Si ha violazione in astratto dei criteri legali, e conseguente nullità della delibera, quando si deroga agli stessi in assenza di accordo unanime dei partecipanti al condominio mentre, viceversa, ricorre la meno grave ipotesi di annullabilità della delibera quando si effettuano dei riparti che in concreto vadano a violare (rectius a mal applicare) i criteri già stabiliti dalla legge, come nel caso in cui, pur rispettando l’astratto criterio normativo, si deroghi allo stesso, per errore, nel singolo caso concreto.

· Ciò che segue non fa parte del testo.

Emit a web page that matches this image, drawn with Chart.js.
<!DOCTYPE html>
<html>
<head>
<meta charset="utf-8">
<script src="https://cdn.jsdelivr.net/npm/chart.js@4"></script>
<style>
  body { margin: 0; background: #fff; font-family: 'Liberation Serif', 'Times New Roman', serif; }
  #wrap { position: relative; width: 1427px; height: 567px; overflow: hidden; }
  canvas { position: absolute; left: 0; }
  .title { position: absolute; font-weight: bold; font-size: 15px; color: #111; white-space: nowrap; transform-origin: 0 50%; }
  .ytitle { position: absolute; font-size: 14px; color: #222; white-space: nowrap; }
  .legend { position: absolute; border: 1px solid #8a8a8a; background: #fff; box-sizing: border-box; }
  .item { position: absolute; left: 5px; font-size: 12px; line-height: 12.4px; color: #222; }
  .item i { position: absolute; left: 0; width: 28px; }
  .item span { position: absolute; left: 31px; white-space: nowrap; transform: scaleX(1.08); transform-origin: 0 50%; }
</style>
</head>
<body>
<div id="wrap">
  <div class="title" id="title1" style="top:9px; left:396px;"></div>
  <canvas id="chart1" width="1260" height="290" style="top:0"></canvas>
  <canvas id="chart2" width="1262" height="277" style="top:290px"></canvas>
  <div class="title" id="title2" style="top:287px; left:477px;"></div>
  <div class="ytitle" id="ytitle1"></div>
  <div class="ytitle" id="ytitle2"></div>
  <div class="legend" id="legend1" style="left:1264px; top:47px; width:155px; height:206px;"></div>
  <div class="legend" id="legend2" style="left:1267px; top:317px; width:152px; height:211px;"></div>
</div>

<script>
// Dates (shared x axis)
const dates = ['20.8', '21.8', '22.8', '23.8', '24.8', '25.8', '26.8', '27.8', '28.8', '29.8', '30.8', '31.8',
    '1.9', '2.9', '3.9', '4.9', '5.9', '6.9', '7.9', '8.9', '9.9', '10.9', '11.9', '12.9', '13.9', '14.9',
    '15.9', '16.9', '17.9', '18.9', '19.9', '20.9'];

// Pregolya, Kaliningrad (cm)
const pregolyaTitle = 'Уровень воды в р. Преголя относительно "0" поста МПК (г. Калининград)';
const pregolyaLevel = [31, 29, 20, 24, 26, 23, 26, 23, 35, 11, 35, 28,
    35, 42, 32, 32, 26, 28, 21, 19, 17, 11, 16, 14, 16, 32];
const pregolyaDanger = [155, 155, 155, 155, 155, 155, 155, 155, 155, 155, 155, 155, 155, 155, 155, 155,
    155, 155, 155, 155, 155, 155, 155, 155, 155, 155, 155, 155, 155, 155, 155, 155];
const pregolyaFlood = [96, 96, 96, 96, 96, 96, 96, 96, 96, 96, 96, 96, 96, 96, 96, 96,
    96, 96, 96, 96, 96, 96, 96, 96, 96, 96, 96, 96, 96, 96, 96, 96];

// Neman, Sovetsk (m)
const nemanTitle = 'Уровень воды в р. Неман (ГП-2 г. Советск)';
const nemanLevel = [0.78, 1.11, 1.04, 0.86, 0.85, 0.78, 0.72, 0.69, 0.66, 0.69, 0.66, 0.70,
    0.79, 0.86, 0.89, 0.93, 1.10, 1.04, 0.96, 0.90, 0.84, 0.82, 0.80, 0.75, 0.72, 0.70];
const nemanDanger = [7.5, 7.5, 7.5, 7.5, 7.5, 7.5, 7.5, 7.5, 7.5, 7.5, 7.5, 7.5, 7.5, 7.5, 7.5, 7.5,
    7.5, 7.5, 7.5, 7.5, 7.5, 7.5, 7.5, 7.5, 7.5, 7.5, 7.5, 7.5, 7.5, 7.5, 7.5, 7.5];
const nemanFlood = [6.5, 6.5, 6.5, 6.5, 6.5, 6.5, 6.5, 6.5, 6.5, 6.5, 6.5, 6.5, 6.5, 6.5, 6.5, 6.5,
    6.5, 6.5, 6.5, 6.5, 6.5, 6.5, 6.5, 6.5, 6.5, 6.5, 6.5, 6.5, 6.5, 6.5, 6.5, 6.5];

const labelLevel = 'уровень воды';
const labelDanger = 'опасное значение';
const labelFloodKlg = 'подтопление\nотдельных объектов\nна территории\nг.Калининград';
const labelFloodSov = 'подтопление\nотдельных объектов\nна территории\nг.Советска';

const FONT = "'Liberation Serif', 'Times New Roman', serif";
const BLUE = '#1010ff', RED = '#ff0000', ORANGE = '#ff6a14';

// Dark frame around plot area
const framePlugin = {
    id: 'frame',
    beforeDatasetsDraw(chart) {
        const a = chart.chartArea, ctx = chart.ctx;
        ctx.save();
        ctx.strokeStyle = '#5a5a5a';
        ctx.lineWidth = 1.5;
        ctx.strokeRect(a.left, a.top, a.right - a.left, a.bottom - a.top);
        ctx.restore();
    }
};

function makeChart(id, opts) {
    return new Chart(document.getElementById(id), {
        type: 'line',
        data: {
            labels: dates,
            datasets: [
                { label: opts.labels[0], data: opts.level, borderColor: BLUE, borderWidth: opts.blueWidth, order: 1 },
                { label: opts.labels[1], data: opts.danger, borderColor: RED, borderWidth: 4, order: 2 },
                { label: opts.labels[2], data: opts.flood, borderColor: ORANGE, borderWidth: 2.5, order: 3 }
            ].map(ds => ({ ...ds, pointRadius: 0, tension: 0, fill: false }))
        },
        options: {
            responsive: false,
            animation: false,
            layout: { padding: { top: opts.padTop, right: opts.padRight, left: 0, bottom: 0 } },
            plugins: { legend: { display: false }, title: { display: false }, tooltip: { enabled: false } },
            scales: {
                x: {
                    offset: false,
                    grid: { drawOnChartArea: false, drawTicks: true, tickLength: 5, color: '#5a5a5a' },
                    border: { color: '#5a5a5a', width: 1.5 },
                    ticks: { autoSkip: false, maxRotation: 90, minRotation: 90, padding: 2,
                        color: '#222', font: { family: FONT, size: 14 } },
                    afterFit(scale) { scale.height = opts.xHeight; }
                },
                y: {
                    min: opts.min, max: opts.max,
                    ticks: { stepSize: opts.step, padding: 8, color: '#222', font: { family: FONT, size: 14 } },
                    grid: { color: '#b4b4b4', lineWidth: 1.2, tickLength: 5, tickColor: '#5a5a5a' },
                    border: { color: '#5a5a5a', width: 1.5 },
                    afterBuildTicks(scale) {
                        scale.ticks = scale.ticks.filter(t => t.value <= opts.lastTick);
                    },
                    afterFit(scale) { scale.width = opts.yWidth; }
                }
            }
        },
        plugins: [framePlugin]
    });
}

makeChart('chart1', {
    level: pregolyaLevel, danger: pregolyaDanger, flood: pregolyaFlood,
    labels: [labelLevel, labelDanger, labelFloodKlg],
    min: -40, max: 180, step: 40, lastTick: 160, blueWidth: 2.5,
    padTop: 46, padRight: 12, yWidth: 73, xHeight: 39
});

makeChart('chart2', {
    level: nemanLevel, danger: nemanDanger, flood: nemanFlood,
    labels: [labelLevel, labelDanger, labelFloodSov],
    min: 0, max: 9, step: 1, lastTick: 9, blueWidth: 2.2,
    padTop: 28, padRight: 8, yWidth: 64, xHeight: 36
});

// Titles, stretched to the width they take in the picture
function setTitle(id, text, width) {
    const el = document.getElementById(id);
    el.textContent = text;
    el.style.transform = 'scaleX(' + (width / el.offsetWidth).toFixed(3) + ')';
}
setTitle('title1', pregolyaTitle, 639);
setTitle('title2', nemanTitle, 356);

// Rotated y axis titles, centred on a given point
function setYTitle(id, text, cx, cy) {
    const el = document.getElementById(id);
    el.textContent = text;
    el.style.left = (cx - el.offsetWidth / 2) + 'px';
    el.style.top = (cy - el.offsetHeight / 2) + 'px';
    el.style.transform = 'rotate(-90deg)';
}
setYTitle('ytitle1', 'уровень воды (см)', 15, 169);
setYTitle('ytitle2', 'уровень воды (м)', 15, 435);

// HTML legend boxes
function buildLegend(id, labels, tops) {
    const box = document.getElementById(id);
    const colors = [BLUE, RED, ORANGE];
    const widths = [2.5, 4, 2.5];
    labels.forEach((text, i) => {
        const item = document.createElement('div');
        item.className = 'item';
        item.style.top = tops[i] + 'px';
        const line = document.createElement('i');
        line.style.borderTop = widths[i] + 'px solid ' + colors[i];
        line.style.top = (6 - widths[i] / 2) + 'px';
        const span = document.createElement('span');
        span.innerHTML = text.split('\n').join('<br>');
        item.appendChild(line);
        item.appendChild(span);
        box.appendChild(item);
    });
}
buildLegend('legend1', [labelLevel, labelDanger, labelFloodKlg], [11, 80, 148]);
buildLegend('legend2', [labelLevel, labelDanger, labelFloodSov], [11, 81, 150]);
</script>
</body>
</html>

Il principio di diritto delle Sezioni Unite della Cassazione
Le Sezioni Unite della Cassazione con la sentenza n. 9839/2021 hanno confermato tale secondo orientamento enunciando il seguente principio di diritto:
“In tema di condominio degli edifici, l’azione di annullamento delle delibere assembleari costituisce la regola generale, ai sensi dell’art. 1137 c.c., come modificato dall’art. 15 della l. n. 220 del 2012, mentre la categoria della nullità ha un’estensione residuale ed è rinvenibile nelle seguenti ipotesi: mancanza originaria degli elementi costitutivi essenziali, impossibilità dell’oggetto in senso materiale o giuridico – quest’ultima da valutarsi in relazione al “difetto assoluto di attribuzioni” -, contenuto illecito, ossia contrario a “norme imperative” o all'”ordine pubblico” o al “buon costume”. Pertanto, sono nulle le deliberazioni con le quali, a maggioranza, siano stabiliti o modificati i generali criteri di ripartizione delle spese previsti dalla legge o dalla convenzione, da valere per il futuro, trattandosi di materia che esula dalle attribuzioni dell’assemblea previste dall’art. 1135, nn. 2) e 3), c.c., mentre sono meramente annullabili le deliberazioni aventi ad oggetto la ripartizione in concreto tra i condomini delle spese relative alla gestione delle parti e dei servizi comuni adottate in violazione dei criteri generali previsti dalla legge o dalla convenzione stessi, trattandosi di deliberazioni assunte nell’esercizio di dette attribuzioni assembleari, cosicché la relativa impugnazione va proposta nel termine di decadenza previsto dall’art. 1137, comma 2, c.c.”.